The Keys to Algiers Will Remain at the Musée de l’Armée

Keys to the city of Algiers
Handed Over to the French
by the Dey Hussein
when the City Surrendered
on 5 July 1830
Photo : Musée de l’Armée

14/12/12 - Deaccessioning - Paris, Musée de l’Armée - The keys to Algiers, which the President of the French Republic was supposed to give Abdelaziz Bouteflika on his upcoming trip to Algeria next 19 and 20 December 2012 (see news item of 30/11/12) will fortunately remain in their museum.
The Elysée Palace has dropped its illegal plan, in fact strongly contested within the Ministry of Culture. Both military officials and high-ranking members of the Ministry of Defense had also expressed their disfavor and had taken the initiative last night to submit a request to the judge in chamber at the Paris administrative court (via a private individual as a "user [...] of the Musée de l’Armée"). Its account of the affair points out the legal basis which prohibits deaccessioning of public collections and which can only be approved after a very precise process, along with the agreement of a specific commission.

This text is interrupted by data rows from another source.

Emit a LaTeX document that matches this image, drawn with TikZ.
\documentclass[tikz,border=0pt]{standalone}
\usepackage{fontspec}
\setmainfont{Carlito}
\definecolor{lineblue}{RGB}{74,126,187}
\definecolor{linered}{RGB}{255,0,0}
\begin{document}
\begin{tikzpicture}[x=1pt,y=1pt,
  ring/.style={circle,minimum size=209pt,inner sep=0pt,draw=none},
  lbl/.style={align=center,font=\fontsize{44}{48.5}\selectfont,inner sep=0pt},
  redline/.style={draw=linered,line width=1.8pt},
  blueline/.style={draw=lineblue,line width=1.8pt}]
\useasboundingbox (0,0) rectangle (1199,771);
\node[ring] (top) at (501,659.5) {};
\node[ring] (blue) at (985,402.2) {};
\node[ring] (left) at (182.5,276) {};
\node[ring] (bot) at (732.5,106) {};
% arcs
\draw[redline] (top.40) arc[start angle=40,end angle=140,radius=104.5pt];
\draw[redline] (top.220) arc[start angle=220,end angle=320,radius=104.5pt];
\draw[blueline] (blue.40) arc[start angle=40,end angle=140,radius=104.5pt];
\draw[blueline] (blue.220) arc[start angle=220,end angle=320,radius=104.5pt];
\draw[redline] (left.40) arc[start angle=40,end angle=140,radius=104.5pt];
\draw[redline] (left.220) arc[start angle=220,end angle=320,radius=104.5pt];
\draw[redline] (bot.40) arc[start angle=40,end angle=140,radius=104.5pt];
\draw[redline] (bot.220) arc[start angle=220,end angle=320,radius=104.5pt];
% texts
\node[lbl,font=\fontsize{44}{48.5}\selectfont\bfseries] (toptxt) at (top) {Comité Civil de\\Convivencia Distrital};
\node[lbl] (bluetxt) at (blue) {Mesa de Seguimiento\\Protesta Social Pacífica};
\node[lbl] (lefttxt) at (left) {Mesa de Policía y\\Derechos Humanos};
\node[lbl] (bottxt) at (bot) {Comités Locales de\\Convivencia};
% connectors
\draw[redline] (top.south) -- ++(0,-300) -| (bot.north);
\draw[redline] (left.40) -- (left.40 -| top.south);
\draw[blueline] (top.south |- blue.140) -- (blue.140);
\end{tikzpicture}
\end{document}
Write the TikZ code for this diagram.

Nor will François Hollande hand over the canon known as Baba Merzoug (or the Consulaire) whose restitution had also been considered. As opposed to the keys, this piece of artillery protecting the citadel of Algiers, today held at the Arsenal in Brest, has long been claimed more or less officially, by Algeria.
However, the French president will not arrive empty-handed. He will present a small painting by Jean-François Millet, entitled The Beakful, to the Musée Zabana (formerly the Musée Demaeght) in Oran ; this work had been stolen in 1985 and resurfaced in France [1].

Version française

Didier Rykner, mercredi 2 janvier 2013


[1] The painting had been stolen along with another canvas by the same artist, The Dead Doe, also found in 2001. The latter, deposited at Oran by the Louvre, is a M.N.R., that is a Jewish asset looted during the war but with unidentified owner. Although it has also been claimed by Algeria - who is not the rightful owner - it remained in France, at the Musée d’Orsay, and is available for future restitution to the descendants of the collectors who were looted during the war.